Materials provided.
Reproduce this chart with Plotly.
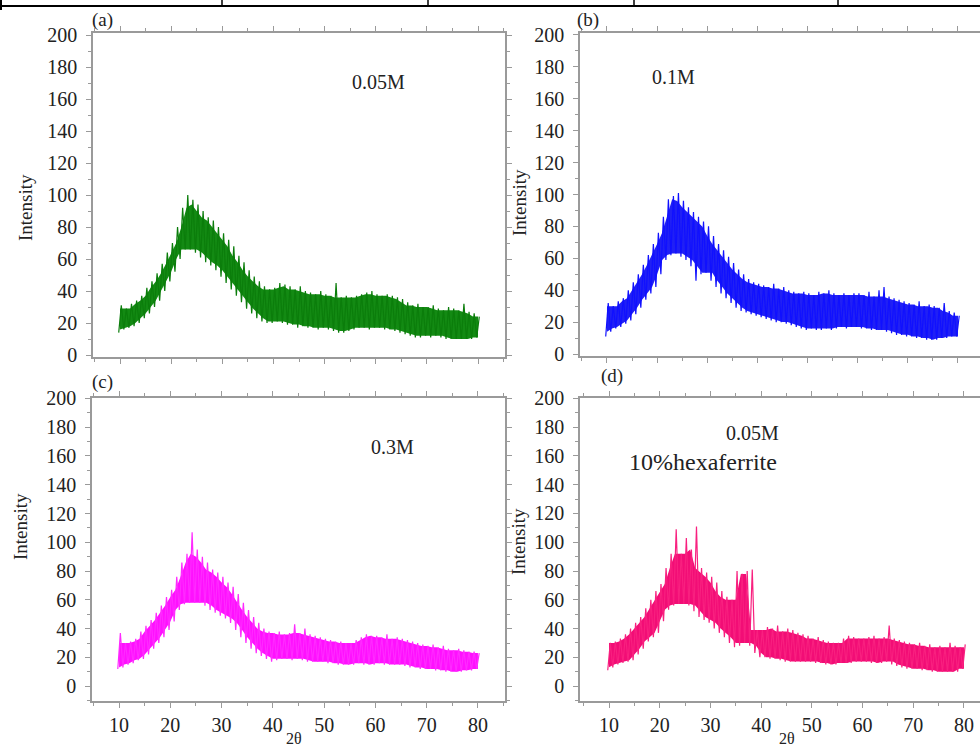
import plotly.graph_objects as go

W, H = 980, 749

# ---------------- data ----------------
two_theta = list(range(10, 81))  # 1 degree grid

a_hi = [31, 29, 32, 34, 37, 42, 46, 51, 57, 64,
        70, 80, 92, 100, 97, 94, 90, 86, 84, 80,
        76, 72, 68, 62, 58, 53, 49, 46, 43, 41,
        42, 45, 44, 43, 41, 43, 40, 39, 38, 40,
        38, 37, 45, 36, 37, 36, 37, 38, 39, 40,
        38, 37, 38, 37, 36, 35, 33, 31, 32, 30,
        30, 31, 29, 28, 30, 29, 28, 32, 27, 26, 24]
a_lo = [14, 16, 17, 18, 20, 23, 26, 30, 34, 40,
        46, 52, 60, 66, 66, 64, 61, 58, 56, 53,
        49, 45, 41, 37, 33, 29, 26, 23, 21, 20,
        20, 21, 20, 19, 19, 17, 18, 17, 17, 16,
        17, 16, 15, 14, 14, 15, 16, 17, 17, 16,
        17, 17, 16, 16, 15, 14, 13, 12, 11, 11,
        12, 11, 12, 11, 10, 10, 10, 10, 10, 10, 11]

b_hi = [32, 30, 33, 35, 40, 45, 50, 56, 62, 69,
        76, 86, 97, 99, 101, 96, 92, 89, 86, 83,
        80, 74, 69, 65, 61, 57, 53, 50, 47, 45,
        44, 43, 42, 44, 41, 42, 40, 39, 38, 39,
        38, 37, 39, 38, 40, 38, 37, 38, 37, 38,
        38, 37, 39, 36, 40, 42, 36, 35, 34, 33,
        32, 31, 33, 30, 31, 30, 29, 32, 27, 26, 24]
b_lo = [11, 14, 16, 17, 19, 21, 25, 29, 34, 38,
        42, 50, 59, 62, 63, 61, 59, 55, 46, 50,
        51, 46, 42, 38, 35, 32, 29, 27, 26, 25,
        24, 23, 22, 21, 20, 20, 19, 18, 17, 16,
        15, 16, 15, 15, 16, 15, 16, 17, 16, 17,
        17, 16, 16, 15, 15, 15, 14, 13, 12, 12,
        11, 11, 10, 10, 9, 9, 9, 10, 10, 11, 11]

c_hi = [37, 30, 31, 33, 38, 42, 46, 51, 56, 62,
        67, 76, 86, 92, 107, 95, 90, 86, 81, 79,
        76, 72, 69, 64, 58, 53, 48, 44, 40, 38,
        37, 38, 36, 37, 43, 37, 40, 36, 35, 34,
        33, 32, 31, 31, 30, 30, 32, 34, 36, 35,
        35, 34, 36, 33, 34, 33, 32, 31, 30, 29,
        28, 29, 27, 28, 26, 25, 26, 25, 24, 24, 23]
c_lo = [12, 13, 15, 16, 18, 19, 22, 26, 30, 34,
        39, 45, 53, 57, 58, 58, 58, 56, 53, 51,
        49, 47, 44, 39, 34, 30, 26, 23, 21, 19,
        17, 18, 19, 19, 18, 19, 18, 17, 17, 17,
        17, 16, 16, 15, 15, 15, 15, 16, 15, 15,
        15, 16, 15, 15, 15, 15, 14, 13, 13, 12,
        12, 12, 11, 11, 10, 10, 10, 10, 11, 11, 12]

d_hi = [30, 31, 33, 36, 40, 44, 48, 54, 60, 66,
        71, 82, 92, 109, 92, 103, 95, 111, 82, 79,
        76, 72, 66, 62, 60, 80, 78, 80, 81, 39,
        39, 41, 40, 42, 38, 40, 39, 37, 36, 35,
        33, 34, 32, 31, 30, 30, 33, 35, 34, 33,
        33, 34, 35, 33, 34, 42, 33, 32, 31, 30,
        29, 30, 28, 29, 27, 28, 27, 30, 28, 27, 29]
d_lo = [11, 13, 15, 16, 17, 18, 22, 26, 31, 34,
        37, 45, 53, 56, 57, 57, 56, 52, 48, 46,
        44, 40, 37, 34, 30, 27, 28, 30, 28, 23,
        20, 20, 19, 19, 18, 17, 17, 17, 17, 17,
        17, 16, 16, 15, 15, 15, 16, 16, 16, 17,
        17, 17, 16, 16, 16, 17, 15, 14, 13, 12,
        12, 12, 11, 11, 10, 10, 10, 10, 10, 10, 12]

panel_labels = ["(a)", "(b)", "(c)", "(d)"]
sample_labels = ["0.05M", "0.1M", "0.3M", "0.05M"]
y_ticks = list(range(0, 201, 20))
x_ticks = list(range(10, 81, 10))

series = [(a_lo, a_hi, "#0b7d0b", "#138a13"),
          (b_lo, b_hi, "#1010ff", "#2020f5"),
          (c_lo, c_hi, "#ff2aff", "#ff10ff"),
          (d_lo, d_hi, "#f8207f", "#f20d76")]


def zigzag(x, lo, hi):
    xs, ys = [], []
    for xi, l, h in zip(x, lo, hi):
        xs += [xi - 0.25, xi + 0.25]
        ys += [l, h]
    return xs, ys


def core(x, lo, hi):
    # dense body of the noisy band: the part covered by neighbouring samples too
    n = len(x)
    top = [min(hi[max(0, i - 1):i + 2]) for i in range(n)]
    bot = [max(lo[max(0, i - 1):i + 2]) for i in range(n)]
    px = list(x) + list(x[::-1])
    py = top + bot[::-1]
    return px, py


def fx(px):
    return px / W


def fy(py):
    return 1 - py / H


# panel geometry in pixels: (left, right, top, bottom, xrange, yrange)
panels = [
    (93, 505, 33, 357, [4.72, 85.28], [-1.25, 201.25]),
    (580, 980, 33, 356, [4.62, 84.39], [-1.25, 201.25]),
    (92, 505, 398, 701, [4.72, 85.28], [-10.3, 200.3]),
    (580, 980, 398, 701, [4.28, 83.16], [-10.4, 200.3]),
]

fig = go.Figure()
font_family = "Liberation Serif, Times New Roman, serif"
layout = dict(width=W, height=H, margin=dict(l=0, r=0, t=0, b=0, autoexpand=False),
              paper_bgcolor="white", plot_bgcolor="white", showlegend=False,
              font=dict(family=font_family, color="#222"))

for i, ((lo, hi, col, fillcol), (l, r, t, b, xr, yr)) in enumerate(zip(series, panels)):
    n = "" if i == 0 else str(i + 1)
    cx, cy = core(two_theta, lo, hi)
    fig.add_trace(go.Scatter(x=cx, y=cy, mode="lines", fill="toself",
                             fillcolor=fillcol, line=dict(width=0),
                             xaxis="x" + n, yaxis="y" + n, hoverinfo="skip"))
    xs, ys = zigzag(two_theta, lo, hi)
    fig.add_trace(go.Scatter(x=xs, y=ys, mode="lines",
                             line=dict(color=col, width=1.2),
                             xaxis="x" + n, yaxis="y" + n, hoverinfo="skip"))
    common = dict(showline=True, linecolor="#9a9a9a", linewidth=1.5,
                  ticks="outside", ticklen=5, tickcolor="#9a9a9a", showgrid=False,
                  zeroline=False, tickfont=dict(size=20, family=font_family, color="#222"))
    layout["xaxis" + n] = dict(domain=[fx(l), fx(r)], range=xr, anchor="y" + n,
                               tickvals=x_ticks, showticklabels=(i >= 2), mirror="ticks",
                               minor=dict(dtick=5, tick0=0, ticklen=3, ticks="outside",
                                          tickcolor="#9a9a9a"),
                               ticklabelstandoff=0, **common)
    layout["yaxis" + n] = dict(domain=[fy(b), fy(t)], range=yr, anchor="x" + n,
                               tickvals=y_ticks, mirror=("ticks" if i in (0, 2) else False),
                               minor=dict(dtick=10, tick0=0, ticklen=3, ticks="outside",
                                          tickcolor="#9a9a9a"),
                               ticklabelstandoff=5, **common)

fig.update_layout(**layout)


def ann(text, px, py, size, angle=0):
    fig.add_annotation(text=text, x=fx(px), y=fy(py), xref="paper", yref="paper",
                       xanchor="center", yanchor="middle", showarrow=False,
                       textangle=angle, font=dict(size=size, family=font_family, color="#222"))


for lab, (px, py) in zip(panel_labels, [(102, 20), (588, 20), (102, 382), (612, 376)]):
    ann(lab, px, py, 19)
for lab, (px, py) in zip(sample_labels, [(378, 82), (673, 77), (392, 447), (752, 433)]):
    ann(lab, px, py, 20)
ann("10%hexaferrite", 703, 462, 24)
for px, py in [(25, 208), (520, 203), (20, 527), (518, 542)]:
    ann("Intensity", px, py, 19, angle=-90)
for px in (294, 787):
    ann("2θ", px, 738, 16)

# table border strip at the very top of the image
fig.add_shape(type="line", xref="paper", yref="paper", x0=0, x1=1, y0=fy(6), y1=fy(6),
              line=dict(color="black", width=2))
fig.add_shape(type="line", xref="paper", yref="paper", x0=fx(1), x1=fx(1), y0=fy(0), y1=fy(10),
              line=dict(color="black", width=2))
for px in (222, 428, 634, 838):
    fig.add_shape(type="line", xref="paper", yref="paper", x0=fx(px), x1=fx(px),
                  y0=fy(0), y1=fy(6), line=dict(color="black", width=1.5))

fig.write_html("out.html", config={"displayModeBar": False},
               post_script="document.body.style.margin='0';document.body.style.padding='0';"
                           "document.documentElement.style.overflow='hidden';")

...

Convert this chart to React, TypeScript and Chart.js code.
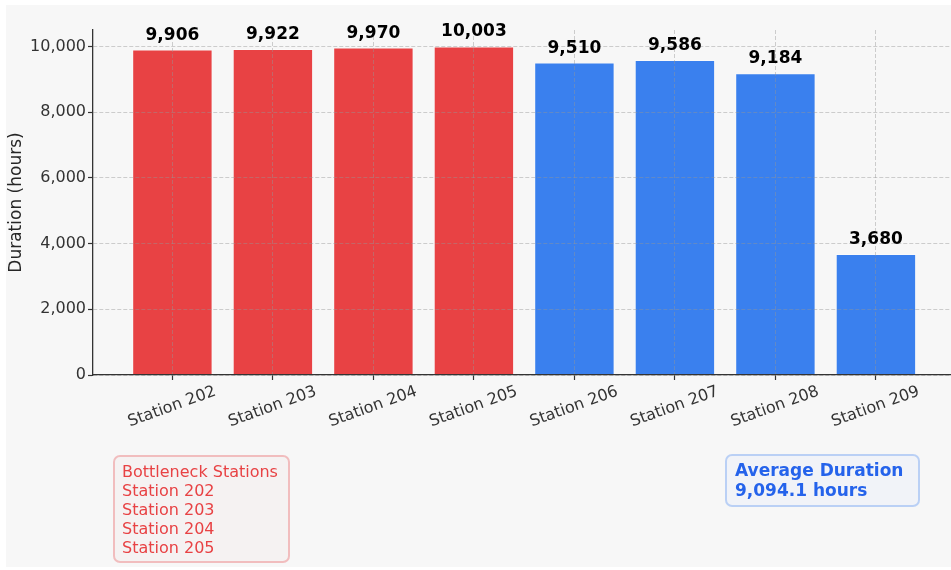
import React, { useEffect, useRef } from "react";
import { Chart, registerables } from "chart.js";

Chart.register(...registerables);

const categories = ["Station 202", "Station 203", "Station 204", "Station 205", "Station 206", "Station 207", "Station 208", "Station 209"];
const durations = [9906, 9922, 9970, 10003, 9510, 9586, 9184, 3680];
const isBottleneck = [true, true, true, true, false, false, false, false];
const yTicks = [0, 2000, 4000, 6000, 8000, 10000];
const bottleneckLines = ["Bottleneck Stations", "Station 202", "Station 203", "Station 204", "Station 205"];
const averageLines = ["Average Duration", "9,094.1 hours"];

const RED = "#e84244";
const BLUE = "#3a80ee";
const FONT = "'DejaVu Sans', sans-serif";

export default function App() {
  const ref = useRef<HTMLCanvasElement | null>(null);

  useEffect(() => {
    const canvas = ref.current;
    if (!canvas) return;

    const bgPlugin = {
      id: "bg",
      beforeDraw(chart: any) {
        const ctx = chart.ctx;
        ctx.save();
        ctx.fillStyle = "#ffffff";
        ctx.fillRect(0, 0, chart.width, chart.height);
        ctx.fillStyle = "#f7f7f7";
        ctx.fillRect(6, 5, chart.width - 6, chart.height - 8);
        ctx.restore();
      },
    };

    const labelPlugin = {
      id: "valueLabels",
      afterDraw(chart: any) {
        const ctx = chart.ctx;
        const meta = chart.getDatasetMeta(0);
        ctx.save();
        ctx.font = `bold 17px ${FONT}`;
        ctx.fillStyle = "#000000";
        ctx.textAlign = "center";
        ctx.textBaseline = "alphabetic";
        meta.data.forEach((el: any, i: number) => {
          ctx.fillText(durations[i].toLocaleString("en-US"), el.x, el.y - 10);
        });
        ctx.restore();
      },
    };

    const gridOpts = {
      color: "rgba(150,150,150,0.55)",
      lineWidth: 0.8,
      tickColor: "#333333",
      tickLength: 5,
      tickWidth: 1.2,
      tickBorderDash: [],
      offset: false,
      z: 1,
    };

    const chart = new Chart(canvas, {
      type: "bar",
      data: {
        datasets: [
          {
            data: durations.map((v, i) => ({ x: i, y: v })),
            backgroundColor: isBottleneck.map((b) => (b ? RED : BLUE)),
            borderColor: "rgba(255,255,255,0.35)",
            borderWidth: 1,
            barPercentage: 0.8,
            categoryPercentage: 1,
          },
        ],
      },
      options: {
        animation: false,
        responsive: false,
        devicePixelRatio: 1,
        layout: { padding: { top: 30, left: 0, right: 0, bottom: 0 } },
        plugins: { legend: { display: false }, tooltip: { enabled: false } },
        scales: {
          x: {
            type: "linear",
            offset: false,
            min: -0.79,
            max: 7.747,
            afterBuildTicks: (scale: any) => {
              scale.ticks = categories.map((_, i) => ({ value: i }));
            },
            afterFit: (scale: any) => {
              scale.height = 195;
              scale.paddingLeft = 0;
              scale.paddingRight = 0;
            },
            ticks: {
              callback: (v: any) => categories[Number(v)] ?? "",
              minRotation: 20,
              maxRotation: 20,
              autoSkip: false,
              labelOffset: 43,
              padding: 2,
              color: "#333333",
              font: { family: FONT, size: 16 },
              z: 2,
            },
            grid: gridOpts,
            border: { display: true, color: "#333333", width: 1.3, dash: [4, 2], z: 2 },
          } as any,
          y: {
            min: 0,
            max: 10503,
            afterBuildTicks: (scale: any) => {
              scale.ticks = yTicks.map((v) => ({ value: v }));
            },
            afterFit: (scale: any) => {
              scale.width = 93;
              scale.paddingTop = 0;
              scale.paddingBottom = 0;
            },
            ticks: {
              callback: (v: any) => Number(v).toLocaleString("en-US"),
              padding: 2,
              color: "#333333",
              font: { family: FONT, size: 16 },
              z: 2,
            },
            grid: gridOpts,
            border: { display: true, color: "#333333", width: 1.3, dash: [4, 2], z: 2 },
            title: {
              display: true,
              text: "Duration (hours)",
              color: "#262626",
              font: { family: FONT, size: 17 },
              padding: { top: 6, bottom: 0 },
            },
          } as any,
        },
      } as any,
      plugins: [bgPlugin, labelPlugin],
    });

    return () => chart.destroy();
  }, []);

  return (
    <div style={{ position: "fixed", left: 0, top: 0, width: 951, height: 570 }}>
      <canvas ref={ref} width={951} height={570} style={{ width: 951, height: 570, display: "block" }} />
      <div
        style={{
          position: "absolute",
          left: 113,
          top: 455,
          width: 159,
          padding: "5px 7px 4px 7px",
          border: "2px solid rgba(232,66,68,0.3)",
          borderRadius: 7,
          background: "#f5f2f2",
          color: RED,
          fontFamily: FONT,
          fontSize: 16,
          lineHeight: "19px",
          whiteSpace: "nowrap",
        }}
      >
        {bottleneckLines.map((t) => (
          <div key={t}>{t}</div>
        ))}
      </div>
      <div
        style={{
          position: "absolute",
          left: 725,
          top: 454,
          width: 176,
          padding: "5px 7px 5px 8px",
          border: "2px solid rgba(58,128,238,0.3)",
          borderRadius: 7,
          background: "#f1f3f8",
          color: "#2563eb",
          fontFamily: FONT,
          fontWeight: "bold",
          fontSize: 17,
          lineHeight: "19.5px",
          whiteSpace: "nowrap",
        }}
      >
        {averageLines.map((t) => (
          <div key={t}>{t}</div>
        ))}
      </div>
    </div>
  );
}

* * *

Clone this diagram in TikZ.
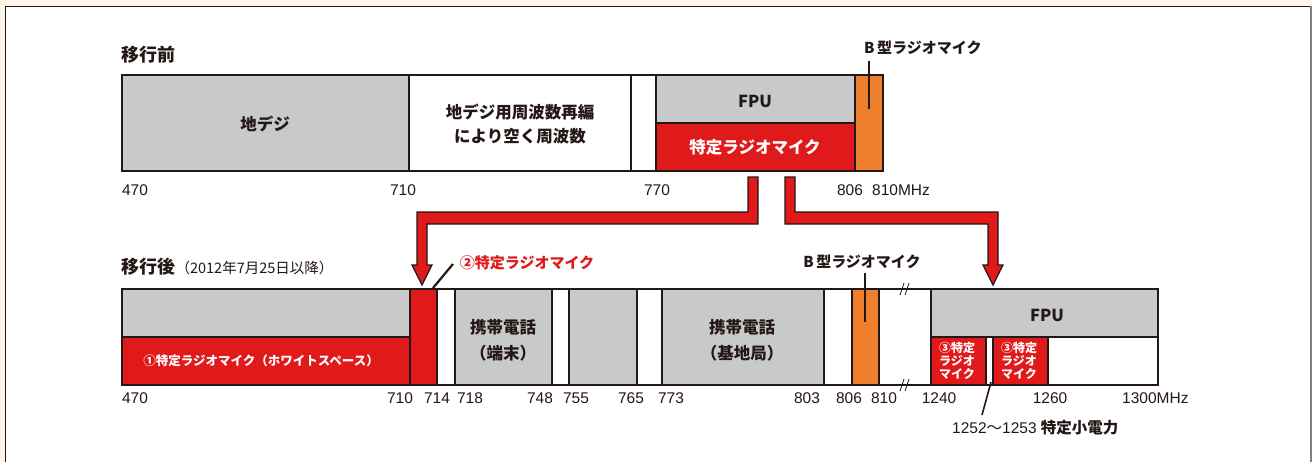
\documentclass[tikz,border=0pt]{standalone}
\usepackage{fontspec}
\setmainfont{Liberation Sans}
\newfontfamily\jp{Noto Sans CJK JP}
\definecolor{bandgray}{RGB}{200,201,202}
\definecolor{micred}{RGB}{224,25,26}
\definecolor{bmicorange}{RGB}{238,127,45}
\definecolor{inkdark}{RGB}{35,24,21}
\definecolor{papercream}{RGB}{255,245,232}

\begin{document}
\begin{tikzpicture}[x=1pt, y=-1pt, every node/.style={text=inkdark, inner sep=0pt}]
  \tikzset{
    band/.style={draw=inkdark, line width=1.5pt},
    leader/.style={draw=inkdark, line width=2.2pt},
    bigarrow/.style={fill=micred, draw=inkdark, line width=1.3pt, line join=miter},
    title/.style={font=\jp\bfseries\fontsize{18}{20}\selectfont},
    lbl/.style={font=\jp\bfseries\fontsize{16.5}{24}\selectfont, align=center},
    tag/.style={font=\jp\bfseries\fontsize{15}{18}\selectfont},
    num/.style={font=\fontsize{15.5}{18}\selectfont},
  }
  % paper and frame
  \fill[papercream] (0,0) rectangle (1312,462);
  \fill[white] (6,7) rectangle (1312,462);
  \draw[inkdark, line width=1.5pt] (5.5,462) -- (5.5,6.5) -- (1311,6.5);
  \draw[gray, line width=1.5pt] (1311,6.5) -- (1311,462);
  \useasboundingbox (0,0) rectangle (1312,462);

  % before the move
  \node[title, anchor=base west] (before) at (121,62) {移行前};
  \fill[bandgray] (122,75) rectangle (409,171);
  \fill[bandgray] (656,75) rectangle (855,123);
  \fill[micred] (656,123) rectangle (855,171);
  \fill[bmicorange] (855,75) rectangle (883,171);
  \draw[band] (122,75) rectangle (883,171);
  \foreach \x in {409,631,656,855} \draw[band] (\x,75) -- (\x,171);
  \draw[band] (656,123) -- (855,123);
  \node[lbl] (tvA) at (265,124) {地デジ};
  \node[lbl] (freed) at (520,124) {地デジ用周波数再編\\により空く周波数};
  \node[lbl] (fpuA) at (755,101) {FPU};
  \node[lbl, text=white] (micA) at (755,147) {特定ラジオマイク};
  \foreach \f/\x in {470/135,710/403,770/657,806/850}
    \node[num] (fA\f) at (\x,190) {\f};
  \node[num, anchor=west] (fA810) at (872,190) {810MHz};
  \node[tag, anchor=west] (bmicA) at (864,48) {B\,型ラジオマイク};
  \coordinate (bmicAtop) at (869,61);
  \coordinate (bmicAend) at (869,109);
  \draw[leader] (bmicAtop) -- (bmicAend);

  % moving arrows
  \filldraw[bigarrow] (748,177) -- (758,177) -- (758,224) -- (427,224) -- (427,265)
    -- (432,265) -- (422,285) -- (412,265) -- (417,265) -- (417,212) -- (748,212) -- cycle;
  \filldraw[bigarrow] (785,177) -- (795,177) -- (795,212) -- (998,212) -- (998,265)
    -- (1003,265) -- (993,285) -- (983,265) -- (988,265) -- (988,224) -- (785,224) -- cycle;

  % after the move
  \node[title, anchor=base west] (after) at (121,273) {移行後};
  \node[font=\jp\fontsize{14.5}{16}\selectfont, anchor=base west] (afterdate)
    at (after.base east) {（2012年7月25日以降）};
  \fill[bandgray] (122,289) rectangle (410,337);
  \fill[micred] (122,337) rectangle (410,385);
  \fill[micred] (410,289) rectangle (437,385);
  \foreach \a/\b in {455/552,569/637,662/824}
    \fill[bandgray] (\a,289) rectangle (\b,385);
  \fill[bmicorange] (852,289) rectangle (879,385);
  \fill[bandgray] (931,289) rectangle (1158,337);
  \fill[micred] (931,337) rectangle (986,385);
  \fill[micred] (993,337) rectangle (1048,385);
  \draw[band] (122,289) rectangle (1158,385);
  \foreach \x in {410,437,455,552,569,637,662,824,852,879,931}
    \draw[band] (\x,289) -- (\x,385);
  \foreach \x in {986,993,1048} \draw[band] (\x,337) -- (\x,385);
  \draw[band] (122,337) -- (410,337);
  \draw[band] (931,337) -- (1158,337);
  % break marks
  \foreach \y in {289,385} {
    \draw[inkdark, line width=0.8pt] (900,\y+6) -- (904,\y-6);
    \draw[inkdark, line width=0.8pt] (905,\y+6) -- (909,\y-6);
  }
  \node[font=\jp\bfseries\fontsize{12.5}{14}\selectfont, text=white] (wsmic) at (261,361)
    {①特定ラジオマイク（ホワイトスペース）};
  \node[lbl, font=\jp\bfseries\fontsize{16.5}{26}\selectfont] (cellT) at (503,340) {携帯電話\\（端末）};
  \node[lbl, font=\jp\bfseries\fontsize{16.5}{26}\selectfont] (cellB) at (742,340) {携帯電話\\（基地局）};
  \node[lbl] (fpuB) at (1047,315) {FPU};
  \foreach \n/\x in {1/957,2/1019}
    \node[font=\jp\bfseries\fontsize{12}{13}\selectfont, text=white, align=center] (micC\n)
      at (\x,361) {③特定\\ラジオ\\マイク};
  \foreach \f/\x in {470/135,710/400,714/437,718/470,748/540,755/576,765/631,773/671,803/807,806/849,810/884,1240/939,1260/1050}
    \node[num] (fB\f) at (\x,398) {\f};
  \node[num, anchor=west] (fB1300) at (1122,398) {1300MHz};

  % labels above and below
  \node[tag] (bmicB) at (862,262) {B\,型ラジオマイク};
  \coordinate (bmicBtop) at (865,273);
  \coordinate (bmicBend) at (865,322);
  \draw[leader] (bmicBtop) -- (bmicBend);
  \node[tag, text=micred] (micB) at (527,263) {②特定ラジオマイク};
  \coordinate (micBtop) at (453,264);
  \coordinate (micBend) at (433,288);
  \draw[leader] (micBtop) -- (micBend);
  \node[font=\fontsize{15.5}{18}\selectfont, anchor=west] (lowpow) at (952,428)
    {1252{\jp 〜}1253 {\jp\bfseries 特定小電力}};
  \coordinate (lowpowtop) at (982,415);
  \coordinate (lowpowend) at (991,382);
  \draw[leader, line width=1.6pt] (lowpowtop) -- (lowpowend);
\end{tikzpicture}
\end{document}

Given exercise. Only the lines from the one with "Reproduce this chart with Plotly." through the one with "12, 12, 11, 11, 10, 10, 10, 10, 11, 11, 12]", both included, go in the copy, exactly as written. Leave the pictures behind.

The answer.
Reproduce this chart with Plotly.
import plotly.graph_objects as go

W, H = 980, 749

# ---------------- data ----------------
two_theta = list(range(10, 81))  # 1 degree grid

a_hi = [31, 29, 32, 34, 37, 42, 46, 51, 57, 64,
        70, 80, 92, 100, 97, 94, 90, 86, 84, 80,
        76, 72, 68, 62, 58, 53, 49, 46, 43, 41,
        42, 45, 44, 43, 41, 43, 40, 39, 38, 40,
        38, 37, 45, 36, 37, 36, 37, 38, 39, 40,
        38, 37, 38, 37, 36, 35, 33, 31, 32, 30,
        30, 31, 29, 28, 30, 29, 28, 32, 27, 26, 24]
a_lo = [14, 16, 17, 18, 20, 23, 26, 30, 34, 40,
        46, 52, 60, 66, 66, 64, 61, 58, 56, 53,
        49, 45, 41, 37, 33, 29, 26, 23, 21, 20,
        20, 21, 20, 19, 19, 17, 18, 17, 17, 16,
        17, 16, 15, 14, 14, 15, 16, 17, 17, 16,
        17, 17, 16, 16, 15, 14, 13, 12, 11, 11,
        12, 11, 12, 11, 10, 10, 10, 10, 10, 10, 11]

b_hi = [32, 30, 33, 35, 40, 45, 50, 56, 62, 69,
        76, 86, 97, 99, 101, 96, 92, 89, 86, 83,
        80, 74, 69, 65, 61, 57, 53, 50, 47, 45,
        44, 43, 42, 44, 41, 42, 40, 39, 38, 39,
        38, 37, 39, 38, 40, 38, 37, 38, 37, 38,
        38, 37, 39, 36, 40, 42, 36, 35, 34, 33,
        32, 31, 33, 30, 31, 30, 29, 32, 27, 26, 24]
b_lo = [11, 14, 16, 17, 19, 21, 25, 29, 34, 38,
        42, 50, 59, 62, 63, 61, 59, 55, 46, 50,
        51, 46, 42, 38, 35, 32, 29, 27, 26, 25,
        24, 23, 22, 21, 20, 20, 19, 18, 17, 16,
        15, 16, 15, 15, 16, 15, 16, 17, 16, 17,
        17, 16, 16, 15, 15, 15, 14, 13, 12, 12,
        11, 11, 10, 10, 9, 9, 9, 10, 10, 11, 11]

c_hi = [37, 30, 31, 33, 38, 42, 46, 51, 56, 62,
        67, 76, 86, 92, 107, 95, 90, 86, 81, 79,
        76, 72, 69, 64, 58, 53, 48, 44, 40, 38,
        37, 38, 36, 37, 43, 37, 40, 36, 35, 34,
        33, 32, 31, 31, 30, 30, 32, 34, 36, 35,
        35, 34, 36, 33, 34, 33, 32, 31, 30, 29,
        28, 29, 27, 28, 26, 25, 26, 25, 24, 24, 23]
c_lo = [12, 13, 15, 16, 18, 19, 22, 26, 30, 34,
        39, 45, 53, 57, 58, 58, 58, 56, 53, 51,
        49, 47, 44, 39, 34, 30, 26, 23, 21, 19,
        17, 18, 19, 19, 18, 19, 18, 17, 17, 17,
        17, 16, 16, 15, 15, 15, 15, 16, 15, 15,
        15, 16, 15, 15, 15, 15, 14, 13, 13, 12,
        12, 12, 11, 11, 10, 10, 10, 10, 11, 11, 12]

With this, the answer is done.